American comics artist and cartoonist

Ben Passmore (born 1983) is an American comics artist and political cartoonist.

== Early life ==
Born and raised in Great Barrington, Massachusetts, Passmore attended art school at Savannah College of Art and Design where he majored in comics with a minor in illustration.

== Career ==
Passmore's works, ranging from the fantastical to the autobiographical, contain social commentary on politics, activism, white supremacy, the United States, sports, and the experience of black Americans. He was a frequent contributor to the comics publication The Nib.

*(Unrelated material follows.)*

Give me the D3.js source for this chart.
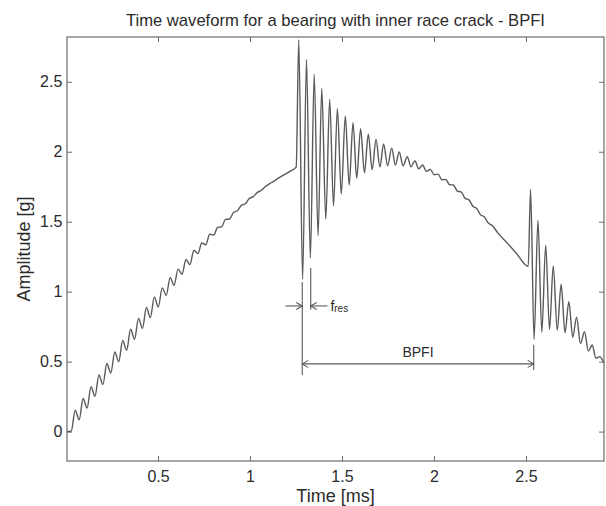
<!DOCTYPE html>
<html>
<head>
<meta charset="utf-8">
<script src="https://cdn.jsdelivr.net/npm/d3@7"></script>
<style>
  html, body { margin: 0; padding: 0; background: #fff; }
  svg { display: block; font-family: "Liberation Sans", Arial, sans-serif; }
</style>
</head>
<body>
<svg id="chart"></svg>
<script>
const width = 606;
const height = 506;
const margin = {top: 37, right: 2, bottom: 45, left: 67};

// waveform as [time ms, amplitude g] turning points
// slow rise with a small ripple, before the first impact
const rampPts = [
  [0.0054, 0.0], [0.0285, 0.004], [0.05, 0.153], [0.0715, 0.085], [0.093, 0.237], [0.1145, 0.169],
  [0.136, 0.321], [0.1575, 0.253], [0.179, 0.405], [0.2005, 0.336], [0.222, 0.487], [0.2435, 0.419],
  [0.265, 0.569], [0.2865, 0.5], [0.308, 0.651], [0.3295, 0.581], [0.351, 0.731], [0.3725, 0.66],
  [0.394, 0.809], [0.4155, 0.738], [0.437, 0.887], [0.4585, 0.815], [0.48, 0.963], [0.5015, 0.89],
  [0.523, 1.027], [0.5445, 0.974], [0.566, 1.1], [0.5875, 1.046], [0.609, 1.161], [0.6305, 1.125],
  [0.652, 1.23], [0.6735, 1.193], [0.695, 1.296], [0.7165, 1.272], [0.738, 1.348], [0.7595, 1.335],
  [0.781, 1.41], [0.8025, 1.405], [0.824, 1.46], [0.8455, 1.463], [0.867, 1.517], [0.8885, 1.519],
  [0.91, 1.566], [0.9315, 1.578], [0.953, 1.617], [0.9745, 1.628], [0.996, 1.666], [1.0175, 1.679],
  [1.039, 1.708], [1.0605, 1.723], [1.082, 1.75], [1.12, 1.782], [1.17, 1.824], [1.22, 1.862],
  [1.251, 1.89]
];

// first impact and its ringing
const burst1Pts = [
  [1.265, 2.8], [1.286, 1.09], [1.307, 2.66], [1.328, 1.24], [1.349, 2.553], [1.37, 1.4],
  [1.39, 2.453], [1.412, 1.518], [1.433, 2.376], [1.454, 1.614], [1.475, 2.31], [1.496, 1.697],
  [1.518, 2.255], [1.539, 1.762], [1.56, 2.207], [1.58, 1.81], [1.601, 2.164], [1.622, 1.85],
  [1.643, 2.126], [1.664, 1.872], [1.685, 2.089], [1.706, 1.89], [1.726, 2.055], [1.748, 1.9],
  [1.77, 2.026], [1.79, 1.905], [1.811, 1.998], [1.832, 1.9], [1.855, 1.964], [1.875, 1.892],
  [1.896, 1.936], [1.917, 1.878], [1.938, 1.905], [1.959, 1.86], [1.98, 1.874], [2.001, 1.836],
  [2.022, 1.84], [2.043, 1.8], [2.064, 1.802], [2.085, 1.764], [2.106, 1.762], [2.127, 1.719],
  [2.148, 1.712], [2.169, 1.667], [2.19, 1.656], [2.211, 1.611], [2.232, 1.594], [2.253, 1.549],
  [2.274, 1.534], [2.295, 1.491], [2.316, 1.473], [2.35, 1.415], [2.4, 1.345], [2.45, 1.27],
  [2.512, 1.18]
];

// second impact
const burst2Pts = [
  [2.525, 1.73], [2.544, 0.66], [2.565, 1.51], [2.586, 0.71], [2.607, 1.333], [2.628, 0.73],
  [2.648, 1.183], [2.67, 0.725], [2.691, 1.053], [2.712, 0.707], [2.733, 0.929], [2.754, 0.675],
  [2.775, 0.817], [2.796, 0.63], [2.818, 0.714], [2.839, 0.576], [2.86, 0.619], [2.88, 0.525],
  [2.901, 0.536], [2.924, 0.49]
];

const xDomain = [0.0054, 2.924];
const yDomain = [-0.21, 2.82];
const xTicks = [0.5, 1, 1.5, 2, 2.5];
const yTicks = [0, 0.5, 1, 1.5, 2, 2.5];

// annotation: impact markers, resonance period and BPFI span
const impactTimes = [1.284, 2.542];
const resTimes = [1.284, 1.33];
const resArrowY = 0.898;
const bpfiArrowY = 0.484;

const svg = d3.select("#chart")
  .attr("width", width)
  .attr("height", height);

const x = d3.scaleLinear()
  .domain(xDomain)
  .range([margin.left, width - margin.right]);

const y = d3.scaleLinear()
  .domain(yDomain)
  .range([height - margin.bottom, margin.top]);

const frameColor = "#6b6b6b";
const inkColor = "#5a5a5a";
const textColor = "#2b2b2b";

// axes, MATLAB style with ticks inside on all four sides
svg.append("g")
  .attr("transform", `translate(0,${height - margin.bottom})`)
  .call(d3.axisBottom(x).tickValues(xTicks).tickFormat(d3.format("")).tickSize(-5).tickSizeOuter(0).tickPadding(9.5));

svg.append("g")
  .attr("transform", `translate(0,${margin.top})`)
  .call(d3.axisTop(x).tickValues(xTicks).tickFormat("").tickSize(-5).tickSizeOuter(0));

svg.append("g")
  .attr("transform", `translate(${margin.left},0)`)
  .call(d3.axisLeft(y).tickValues(yTicks).tickFormat(d3.format("")).tickSize(-5).tickSizeOuter(0).tickPadding(4.7));

svg.append("g")
  .attr("transform", `translate(${width - margin.right},0)`)
  .call(d3.axisRight(y).tickValues(yTicks).tickFormat("").tickSize(-5).tickSizeOuter(0));

svg.selectAll(".domain").remove();
svg.selectAll(".tick line").attr("stroke", frameColor);
svg.selectAll(".tick text")
  .attr("fill", textColor)
  .style("font-size", "16px")
  .style("font-family", "'Liberation Sans', Arial, sans-serif");

svg.append("rect")
  .attr("x", margin.left)
  .attr("y", margin.top)
  .attr("width", width - margin.left - margin.right)
  .attr("height", height - margin.top - margin.bottom)
  .attr("fill", "none")
  .attr("stroke", frameColor)
  .attr("stroke-width", 1.2);

// waveform
const wave = rampPts.concat(burst1Pts, burst2Pts);

const line = d3.line()
  .x(d => x(d[0]))
  .y(d => y(d[1]))
  .curve(d3.curveMonotoneX);

svg.append("path")
  .datum(wave)
  .attr("d", line)
  .attr("fill", "none")
  .attr("stroke", inkColor)
  .attr("stroke-width", 1.4)
  .attr("stroke-linejoin", "round");

// annotations
const anno = svg.append("g")
  .attr("stroke", inkColor)
  .attr("stroke-width", 1.1)
  .attr("fill", "none");

function arrowHead(px, py, dir) {
  // open arrowhead, tip at (px, py), dir = +1 points right, -1 points left
  const l = 6, w = 3.5;
  return `M${px - dir * l},${py - w}L${px},${py}L${px - dir * l},${py + w}`;
}

anno.append("line")
  .attr("x1", x(impactTimes[0])).attr("x2", x(impactTimes[0]))
  .attr("y1", y(1.07)).attr("y2", y(0.405));

anno.append("line")
  .attr("x1", x(resTimes[1])).attr("x2", x(resTimes[1]))
  .attr("y1", y(1.17)).attr("y2", y(0.87));

anno.append("line")
  .attr("x1", x(impactTimes[1])).attr("x2", x(impactTimes[1]))
  .attr("y1", y(0.62)).attr("y2", y(0.44));

// resonance arrows pointing inwards
const ry = y(resArrowY);
anno.append("line").attr("x1", x(1.193)).attr("x2", x(resTimes[0])).attr("y1", ry).attr("y2", ry);
anno.append("path").attr("d", arrowHead(x(resTimes[0]), ry, 1));
anno.append("line").attr("x1", x(1.421)).attr("x2", x(resTimes[1])).attr("y1", ry).attr("y2", ry);
anno.append("path").attr("d", arrowHead(x(resTimes[1]), ry, -1));

// BPFI span
const by = y(bpfiArrowY);
anno.append("line").attr("x1", x(impactTimes[0])).attr("x2", x(impactTimes[1])).attr("y1", by).attr("y2", by);
anno.append("path").attr("d", arrowHead(x(impactTimes[0]), by, -1));
anno.append("path").attr("d", arrowHead(x(impactTimes[1]), by, 1));

const fres = svg.append("text")
  .attr("x", x(1.437))
  .attr("y", ry + 5.5)
  .attr("fill", textColor)
  .style("font-size", "14px");
fres.append("tspan").text("f");
fres.append("tspan").attr("dy", 1).style("font-size", "10px").text("res");

svg.append("text")
  .attr("x", x((impactTimes[0] + impactTimes[1]) / 2))
  .attr("y", by - 7)
  .attr("text-anchor", "middle")
  .attr("fill", textColor)
  .style("font-size", "14px")
  .text("BPFI");

// titles
svg.append("text")
  .attr("x", (margin.left + width - margin.right) / 2)
  .attr("y", 25.5)
  .attr("text-anchor", "middle")
  .attr("fill", textColor)
  .style("font-size", "16.6px")
  .text("Time waveform for a bearing with inner race crack - BPFI");

svg.append("text")
  .attr("x", (margin.left + width - margin.right) / 2)
  .attr("y", 502)
  .attr("text-anchor", "middle")
  .attr("fill", textColor)
  .style("font-size", "18px")
  .text("Time [ms]");

svg.append("text")
  .attr("transform", `translate(29.5,${(margin.top + height - margin.bottom) / 2}) rotate(-90)`)
  .attr("text-anchor", "middle")
  .attr("fill", textColor)
  .style("font-size", "18px")
  .text("Amplitude [g]");
</script>
</body>
</html>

His book Your Black Friend was originally self-published in 2016 and then reissued by Silver Sprocket in 2018. The book is a collection of short vignettes offering the experiences of a black man in a world of white people. Your Black Friend was inspired by Black Skin, White Masks, Frantz Fanon's 1952 book about the impacts of racism. The book has been compared to the Jimbo comic strip by Gary Panter. Passmore's book won the 2017 Ignatz Award for Outstanding Comic, received an Eisner Award nomination that year for Best Single-Issue, and was featured on NPR's list of 100 favorite comics and graphic novels. The work has been adapted into a short animated film.

== Publications ==
- Your Black Friend (self-published, 2016; reissued by Silver Sprocket, 2018)
- DAYGLOAYHOLE was written while Passmore lived in New Orleans. It is a quarterly webcomics series published in 2017 and 2018 by Silver Sprocket Bicycle Club. It follows two characters, including Passmore as himself, wandering around a post-apocalyptic New Orleans. It was nominated for an Ignatz Award for Outstanding Series in 2019.
- BTTM FDRS, published with Ezra Claytan Daniels in February 2019 by Fantagraphics Books. The publisher describes the book as an "Afrofuturist horror-comedy about gentrification, hip hop, and cultural appropriation." It was named one of the best books of 2019 by Hyperallergic magazine, the Chicago Public Library, and the New York Public Library, and was nominated for both Eisner and Harvey awards. It's currently in development as a feature film.
- Sports is Hell, published by Koyama Press in February 2020. The book is a satire about the breakout of a violent revolution during the Super Bowl, using football to explore themes of racism, resistance, white supremacy, allyship, identity, and alienation. It won the Eisner Award for Best Single Issue/One Shot in 2021. The book appears on The 100 Best Comics of the Decade List created by The Beat.
- Black Arms to Hold You Up, published by Pantheon Books on October 7, 2025. A fictionalized version of Passmore and an invented revolutionary father traverse a history of black armed struggle. This heavily-researched and citational work draws on figures and movements including Robert Charles, The UNIA, Robert F. Williams, The Republic of New Afrika, Assata Shakur, MOVE, Sanyika Shakur, and Micah Xavier Johnson. It won a 2026 Eisner Award for Best Reality-Based Work.